One thing I didn’t realize, however, was that I would love the questions. Never have I been hurt when one of the kids bring up Adam. Sometimes, I have to really think hard about how to answer their questions (like ‘how did he get out of your belly’) but I try my hardest to be honest with them and explain things at their level of understanding. (except for that question. We’re not going down that road yet!)
So today when Bub asked, “Where is Baby Adam now?” my response was simple, without looking away from my boot I said, “Well he’s in Heaven, Bub.” To which Bub replied, “Where is Jesus?” And the conversation went something like this:
“Jesus is in Heaven too.”
“He is in Heaven with Adam?”
“Is he next to him?”
“Yeah I bet he is next to him. Probably holding him right now.”
“Where’s his stone?…Is it next to him on this side or on that side?” I thought about this for a minute before I realized that Bub was talking about Adam’s headstone. They are always very aware of the other babies in the cemetery around Adam and they often run around from stone to stone visiting each one and asking their names or commenting on their flowers. So, naturally, in my 4 year old’s cut-and-dry-mind, Jesus must be next to Adam somewhere in there if he is in Heaven too, because everyone else over there is in Heaven.
So how do you answer that to a 4 year old? He asked, “Is his stone next to Adam?” again because I was thinking too long. I told him that Jesus’s stone was far away but that he had a stone. (Silently proud of myself for the pun…you know the stone was rolled away yada yada.) So Bub’s next question was, “Is his body down there too?” Well….okay then. So I ended up trying to explain the ascension to him at which time my 7 year old asked, “How can Adam being running and playing up in heaven if he is just laying down there all…?” She immitated the seriousness of Adam’s face in his casket and put her hands on her belly with her eyes closed. The Lord loves to see how I answer complicated questions!

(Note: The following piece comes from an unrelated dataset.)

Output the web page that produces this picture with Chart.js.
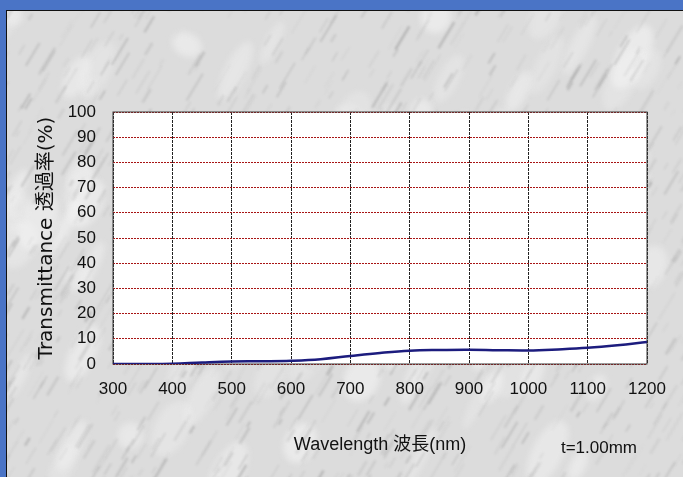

So THAT question led to a brief explanation of Souls and that everyone has one and our body is only a temporary house for our soul, that when we die our body goes in the ground and our soul goes up to Heaven. After assuring that Adam did indeed have a soul too, they were both satisfied with this answer and just as randomly as the topic came up, it ended just the same.
Which leaves me here, now, sitting at work feeling some kind of weird happiness at their questions. Why their questions bring me such this weird feeling of happiness is not very clear to me but I do know one thing. I worry that they will forget him every day. That as life goes on he will become less important to them as the recentness of his loss fades away into years. It really bothers me and worries me where it probably shouldn’t. I will keep his memory alive as best I can and I am sure that specifically for Doodle, she will remember him for the rest of her life. The big task will be keeping his memory alive to Bub who was only 3 when we lost him. But days like today, when he randomly brings him up and wants to talk about his baby brother make me feel good. Knowing I have at least one more day of not having to remind him who the baby pictures in the display case are brings me a happiness that is not easily explained.